D’un autre côté, il est certain que le Vêda fut connu dans le monde grec avant la venue de Jésus-Christ : il y a, dans les poésies alexandrines publiées sous le nom d’Orphiques, des vers traduits mot à mot de certains hymnes du Vêda ; il y a des noms de divinités qui ne se trouvent que dans ces hymnes et qui n’ont jamais paru dans le vrai panthéon hellénique[5]. Les cérémonies qui s’accomplissent le samedi saint, lors de la rénovation du feu, non seulement ont un caractère vêdique, mais renferment telle oraison où, pour en faire un hymne du Vêda, il n’y a que les mots Hébreux et Égyptiens à remplacer par ceux d’Aryas et de Dasyous[6]. De tels faits peuvent nous mettre sur une voie nouvelle.

Les rites chrétiens ont donc plus d’une origine et manifestent dans leur évolution les deux tendances qui se remarquent dans les dogmes. Cela ne doit pas nous surprendre, puisque le rite suit le dogme et qu’il en est l’expression sensible.

Le rite hébreu procède des dogmes hébreux : ceux-ci furent fixés peu après le retour de Babylone, et acquirent dès lors une rigidité qui ne leur a jamais permis de se plier aux besoins des autres races. La double origine de ces dogmes et de ces rites, et le besoin de conserver la doctrine supérieure apportée de la Perse, expliquent les invectives des saints d’Israël contre l’introduction des cultes étrangers et principalement contre ceux de l’Égypte. En ne prenant dans le judaïsme que ce qu’il avait d’humain et en le faisant rentrer dans le système des rites âryens, qu’ils pratiquaient et dont le symbolisme grandiose s’accordait bien avec les dogmes nouveaux, les chrétiens primitifs se sont placés sur un terrain neutre ouvert à toutes les nations et ont institué un culte universel.

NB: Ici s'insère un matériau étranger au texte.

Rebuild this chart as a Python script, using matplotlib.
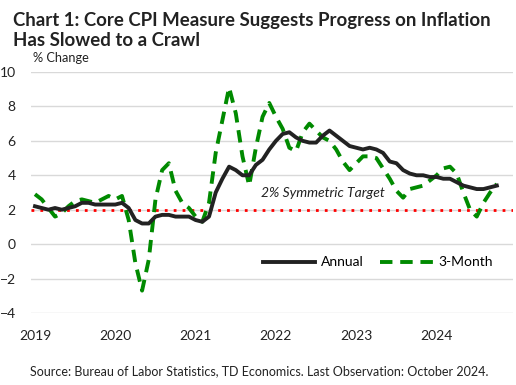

  1. Voyez Ferd, Delaunay, Philon d’Alexandrie, et les Origines du Christianisme, par le même.
  2. Pendant plus de mille ans après J.-C., une foule de livres contenant des règles de sagesse pratique ou même d’arts manuels ont été mis sous le nom de Salomon, comme un assez grand nombre d’écrits métaphysiques ou mystiques l’ont été sous celui de Jean.
  3. Une première traduction fort inexacte fut donnée à la fin du XVIIIe siècle par Anquetil Duperron ; Eug. Burnouf a le premier discuté les textes, donné la clé de la langue zende et commenté une partie de l’Avesta. Une édition complète avec traduction et commentaire est due à M. Spiegel, dont les idées ont été critiquées ou complétées par les travaux de M. Martin Haugh.
  4. Les hymmes védiques adressés à Viçwakarman ne le présentent jamais comme créateur, mais simplement comme organisateur ou comme producteur des choses en ce sens qu’il les fait émaner de lui-même. Son nom se traduit littéralement en grec par Παντοϰράτωρ, le Tout-Puissant.
  5. Aττιν ϰαὶ Mῆνα ϰιϰλήσϰω : Aditi et Ména des hymnes. Le culte de Mên, vers l’époque. de Jésus, était répandu dans tout l’empire ; depuis la Perse et l’Egypte jusqu’à Sunium et Strasbourg, comme le prouvent de nombreuses inscriptions. — Le culte perse de Mithra ne l’était pas moins ; et ainsi de plusieurs autres, particulièrement de celui d’Orphée. On conserve au Musée lorrain un bas-relief de l’Orphée chrétien, trouvé à Laneuveville, près de Nancy.
  6. Voyez cette prière plus bas, chap. IX.